Australian PM Scott Morrison rose quickly to defend the merits of free trade:
“Our efforts must be about persuading and convincing our peoples again about the domestic benefits.
“We are witnessing a rising tide of trade protectionism along with financial volatility in some emerging economies. The test for us now is to stand up for the economic values we believe in and show how they work.”
Morrison’s mention of trade protectionism was no doubt intended to be a jab at U.S. President Donald Trump.
Thus, it was no surprise that Chinese President, Xi Jinping echoed PM Morrison’s criticism of protectionist policies.
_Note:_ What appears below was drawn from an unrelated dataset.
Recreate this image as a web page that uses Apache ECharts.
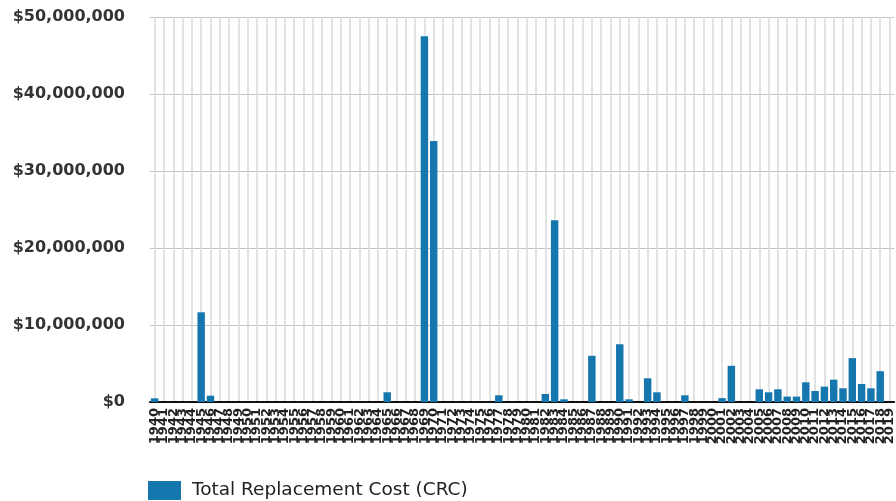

According to Xi, the prevailing protectionist policies have stifled the global economic growth.
Another noteworthy supporter of Morrison’s call for greater free trade is Russia as represented by its Prime Minister, Dimitry Medvedev.
President Trump has decided to bypass the annual meeting of the 21- nation APEC. However, U.S Vice-President Mike Pence is scheduled to attend.
VP Pence tweeted that he would discuss President Trump’s “Commitment to prosperity, security, and freedom in the Indo-Pacific.”
Recently, the United States has taken a more aggressive position on China’s increasing militarisation in the Pacific. It was reported in several media that U.S. Defence Secretary will demand that China remove its military structures on the disputed islands in the Western Philippine Sea.